Nathan Howard ’25
News Editor
On Nov. 17, 2022, the McFarland Center for Religion, Ethics, and Culture hosted philosopher Olúfemi Táíwò, who gave a lecture titled “Being in the Room Privilege: Elite Capture and Epistemic Deference” in Rehm Library. Olúfemi Táíwò is an assistant professor of philosophy at Georgetown University and his published writings predominantly analyze important social issues including identity politics, reparations, and climate change. His books include “Elite Capture: How the Powerful Took Over Identity Politics (And Everything Else),” published in Haymarket Books in 2022 and “Reconsidering Reparations, Philosophy of Race,” published in Oxford University Press in 2022. In addition to his recent books, Professor Táíwò has also written articles through a variety of publications including New York Magazine, The Guardian, The Boston Review, The New Republic, and The Nation.
The arguments discussed throughout Professor Táíwò’s lecture coordinated with the philosophical themes present in his book “Elite Capture: How the Powerful Took Over Identity Politics.” Most specifically, according to Professor Táíwò, the concept of identity politics “is the victim of elite capture—deployed by political, social, and economic elites in the service of their own interests, rather than in the service of the vulnerable people they often claim to represent.” Professor Táíwò explains elite capture as being a tool used by those who are socially advantaged to “hijack” political projects for their own benefit and gain, specifically writing in his publications that “Elite capture accounts for many of the common objections leveled against identity politics: that it requires uncritical support for political figures without regard to their politics, or that it reflects social preoccupations that are ‘really for rich white people.’”

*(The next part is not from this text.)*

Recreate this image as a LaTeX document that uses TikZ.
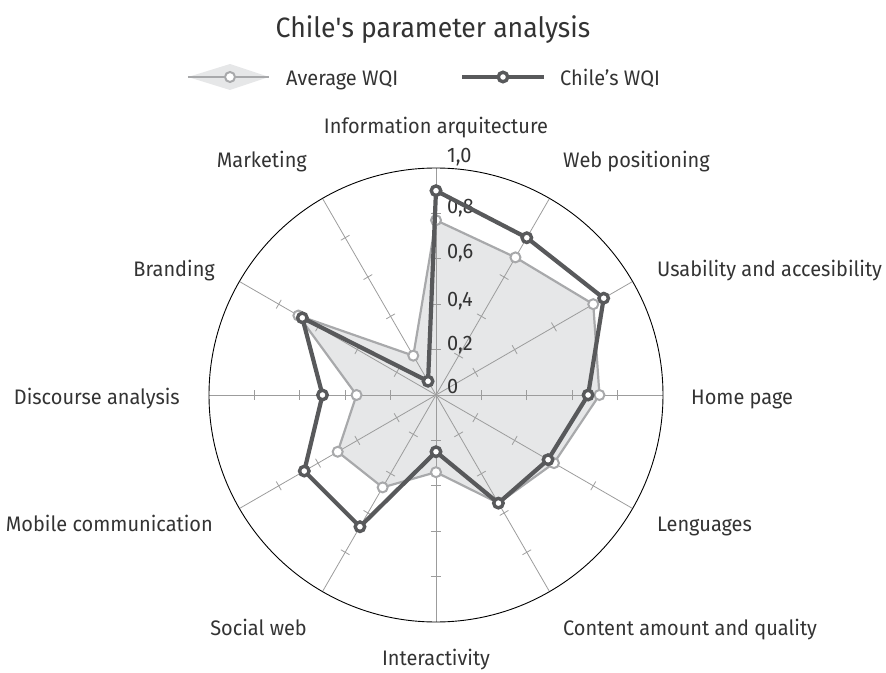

At the beginning of his lecture, Professor Táíwò provided the following questions he sets out to answer throughout his discussion regarding academic and activist circles: “What is it that I think we’re getting right in these organizing spaces and these conversations about what justice is, what are we getting wrong, and how can we do a better job?” To address these questions, Professor Táíwò first explained how repeated calls to “listen to the most affected” and “center the most marginalized” are prevalent throughout a majority of academic and activist circles. However, these calls for action do not reflect or produce the realities necessary for meaningful change to occur in regards to racial and social justice. Professor Táíwò specifically explains how he often hears very little in regards to “the 1.6 billion people who live in inadequate housing, or slum conditions, the 100 million who are homeless, the full third of the human population who does not have reliable drinking water, the intersections of food-energy-water insecurity problems and climate crisis that have already displaced 8.5 million people in South Asia alone, and the 37 million people displaced by US wars since 9/11” being discussed in academic and activist circles. In regards to alternative organizing spaces for these discussions, Professor Táíwò proposed one centered around constructive epistemology, where it would be “structurally focused on a worldmaking project,” while also containing a practical focus and an ability to redistribute power from both within and across organizing spaces.
At the conclusion of his lecture, Professor Táíwò thanked the faculty, staff, and students who attended his lecture and held a question-and-answer session in regards to the topics that were discussed throughout.